>> Start DATASET EXCERPT

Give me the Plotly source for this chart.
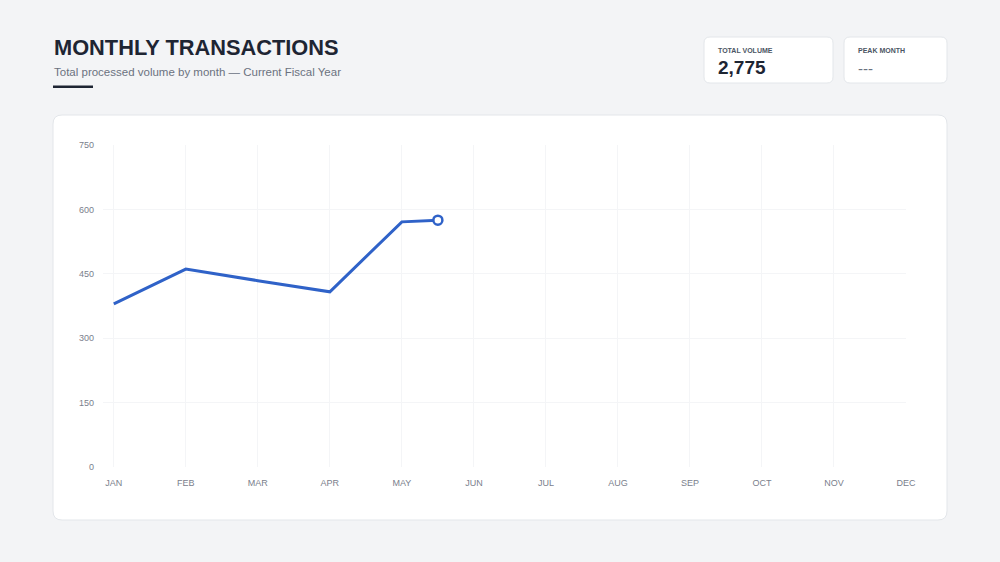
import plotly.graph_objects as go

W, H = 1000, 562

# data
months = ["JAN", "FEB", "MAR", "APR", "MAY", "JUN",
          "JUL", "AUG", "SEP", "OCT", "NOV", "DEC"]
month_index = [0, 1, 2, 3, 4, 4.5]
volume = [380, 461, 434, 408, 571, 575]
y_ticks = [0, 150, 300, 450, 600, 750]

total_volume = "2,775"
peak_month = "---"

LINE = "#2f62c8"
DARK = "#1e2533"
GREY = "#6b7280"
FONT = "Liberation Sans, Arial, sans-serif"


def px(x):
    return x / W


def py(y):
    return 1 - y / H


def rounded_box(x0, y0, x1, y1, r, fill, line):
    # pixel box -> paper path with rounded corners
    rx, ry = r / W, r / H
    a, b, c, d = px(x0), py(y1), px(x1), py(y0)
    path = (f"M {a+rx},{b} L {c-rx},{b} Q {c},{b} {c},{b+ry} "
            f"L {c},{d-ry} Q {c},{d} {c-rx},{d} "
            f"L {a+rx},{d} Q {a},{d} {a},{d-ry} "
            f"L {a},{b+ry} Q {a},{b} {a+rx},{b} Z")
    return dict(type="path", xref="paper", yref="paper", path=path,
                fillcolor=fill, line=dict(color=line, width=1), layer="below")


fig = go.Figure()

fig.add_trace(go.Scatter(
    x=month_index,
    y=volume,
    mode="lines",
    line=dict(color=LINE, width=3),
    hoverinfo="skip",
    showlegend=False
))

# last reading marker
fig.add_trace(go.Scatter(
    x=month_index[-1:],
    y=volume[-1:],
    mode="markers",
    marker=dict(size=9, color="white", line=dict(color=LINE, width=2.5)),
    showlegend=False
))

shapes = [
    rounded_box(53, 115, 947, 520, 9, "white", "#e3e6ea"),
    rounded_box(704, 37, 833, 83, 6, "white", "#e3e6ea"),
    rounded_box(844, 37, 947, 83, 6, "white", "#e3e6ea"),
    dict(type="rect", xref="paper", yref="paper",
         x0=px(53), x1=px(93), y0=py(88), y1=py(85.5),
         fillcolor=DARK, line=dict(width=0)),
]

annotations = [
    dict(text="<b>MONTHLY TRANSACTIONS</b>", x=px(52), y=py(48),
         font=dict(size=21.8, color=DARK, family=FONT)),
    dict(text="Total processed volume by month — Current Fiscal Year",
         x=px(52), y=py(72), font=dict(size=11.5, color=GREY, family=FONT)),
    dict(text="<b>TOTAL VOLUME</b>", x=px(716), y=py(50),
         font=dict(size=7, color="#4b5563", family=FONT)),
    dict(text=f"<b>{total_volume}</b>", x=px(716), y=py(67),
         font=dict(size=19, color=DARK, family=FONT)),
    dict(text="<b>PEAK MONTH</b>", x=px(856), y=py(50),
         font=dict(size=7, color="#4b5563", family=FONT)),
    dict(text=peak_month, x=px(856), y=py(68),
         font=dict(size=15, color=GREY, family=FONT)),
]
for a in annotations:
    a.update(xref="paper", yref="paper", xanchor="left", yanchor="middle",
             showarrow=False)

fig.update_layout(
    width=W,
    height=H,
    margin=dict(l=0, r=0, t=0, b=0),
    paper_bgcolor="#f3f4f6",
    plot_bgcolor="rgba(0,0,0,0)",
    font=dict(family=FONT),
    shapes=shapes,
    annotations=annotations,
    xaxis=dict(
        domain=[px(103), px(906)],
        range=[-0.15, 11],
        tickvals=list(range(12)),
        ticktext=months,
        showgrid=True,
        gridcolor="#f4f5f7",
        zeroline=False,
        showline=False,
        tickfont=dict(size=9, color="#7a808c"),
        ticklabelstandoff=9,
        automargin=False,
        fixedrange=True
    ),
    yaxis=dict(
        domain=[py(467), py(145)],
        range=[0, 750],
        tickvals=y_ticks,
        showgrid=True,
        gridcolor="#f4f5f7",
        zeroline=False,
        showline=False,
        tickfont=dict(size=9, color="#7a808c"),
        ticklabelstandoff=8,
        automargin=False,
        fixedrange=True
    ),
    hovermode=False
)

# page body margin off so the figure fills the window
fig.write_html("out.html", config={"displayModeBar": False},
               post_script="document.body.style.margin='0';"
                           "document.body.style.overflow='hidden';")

>> End DATASET EXCERPT

» **WORK TO BE COMPLETED**: Copy the whole listing above word for word but do not carry over the pictures.

» **COMPLETED TASK**:
Give me the Plotly source for this chart.
import plotly.graph_objects as go

W, H = 1000, 562

# data
months = ["JAN", "FEB", "MAR", "APR", "MAY", "JUN",
          "JUL", "AUG", "SEP", "OCT", "NOV", "DEC"]
month_index = [0, 1, 2, 3, 4, 4.5]
volume = [380, 461, 434, 408, 571, 575]
y_ticks = [0, 150, 300, 450, 600, 750]

total_volume = "2,775"
peak_month = "---"

LINE = "#2f62c8"
DARK = "#1e2533"
GREY = "#6b7280"
FONT = "Liberation Sans, Arial, sans-serif"


def px(x):
    return x / W


def py(y):
    return 1 - y / H


def rounded_box(x0, y0, x1, y1, r, fill, line):
    # pixel box -> paper path with rounded corners
    rx, ry = r / W, r / H
    a, b, c, d = px(x0), py(y1), px(x1), py(y0)
    path = (f"M {a+rx},{b} L {c-rx},{b} Q {c},{b} {c},{b+ry} "
            f"L {c},{d-ry} Q {c},{d} {c-rx},{d} "
            f"L {a+rx},{d} Q {a},{d} {a},{d-ry} "
            f"L {a},{b+ry} Q {a},{b} {a+rx},{b} Z")
    return dict(type="path", xref="paper", yref="paper", path=path,
                fillcolor=fill, line=dict(color=line, width=1), layer="below")


fig = go.Figure()

fig.add_trace(go.Scatter(
    x=month_index,
    y=volume,
    mode="lines",
    line=dict(color=LINE, width=3),
    hoverinfo="skip",
    showlegend=False
))

# last reading marker
fig.add_trace(go.Scatter(
    x=month_index[-1:],
    y=volume[-1:],
    mode="markers",
    marker=dict(size=9, color="white", line=dict(color=LINE, width=2.5)),
    showlegend=False
))

shapes = [
    rounded_box(53, 115, 947, 520, 9, "white", "#e3e6ea"),
    rounded_box(704, 37, 833, 83, 6, "white", "#e3e6ea"),
    rounded_box(844, 37, 947, 83, 6, "white", "#e3e6ea"),
    dict(type="rect", xref="paper", yref="paper",
         x0=px(53), x1=px(93), y0=py(88), y1=py(85.5),
         fillcolor=DARK, line=dict(width=0)),
]

annotations = [
    dict(text="<b>MONTHLY TRANSACTIONS</b>", x=px(52), y=py(48),
         font=dict(size=21.8, color=DARK, family=FONT)),
    dict(text="Total processed volume by month — Current Fiscal Year",
         x=px(52), y=py(72), font=dict(size=11.5, color=GREY, family=FONT)),
    dict(text="<b>TOTAL VOLUME</b>", x=px(716), y=py(50),
         font=dict(size=7, color="#4b5563", family=FONT)),
    dict(text=f"<b>{total_volume}</b>", x=px(716), y=py(67),
         font=dict(size=19, color=DARK, family=FONT)),
    dict(text="<b>PEAK MONTH</b>", x=px(856), y=py(50),
         font=dict(size=7, color="#4b5563", family=FONT)),
    dict(text=peak_month, x=px(856), y=py(68),
         font=dict(size=15, color=GREY, family=FONT)),
]
for a in annotations:
    a.update(xref="paper", yref="paper", xanchor="left", yanchor="middle",
             showarrow=False)

fig.update_layout(
    width=W,
    height=H,
    margin=dict(l=0, r=0, t=0, b=0),
    paper_bgcolor="#f3f4f6",
    plot_bgcolor="rgba(0,0,0,0)",
    font=dict(family=FONT),
    shapes=shapes,
    annotations=annotations,
    xaxis=dict(
        domain=[px(103), px(906)],
        range=[-0.15, 11],
        tickvals=list(range(12)),
        ticktext=months,
        showgrid=True,
        gridcolor="#f4f5f7",
        zeroline=False,
        showline=False,
        tickfont=dict(size=9, color="#7a808c"),
        ticklabelstandoff=9,
        automargin=False,
        fixedrange=True
    ),
    yaxis=dict(
        domain=[py(467), py(145)],
        range=[0, 750],
        tickvals=y_ticks,
        showgrid=True,
        gridcolor="#f4f5f7",
        zeroline=False,
        showline=False,
        tickfont=dict(size=9, color="#7a808c"),
        ticklabelstandoff=8,
        automargin=False,
        fixedrange=True
    ),
    hovermode=False
)

# page body margin off so the figure fills the window
fig.write_html("out.html", config={"displayModeBar": False},
               post_script="document.body.style.margin='0';"
                           "document.body.style.overflow='hidden';")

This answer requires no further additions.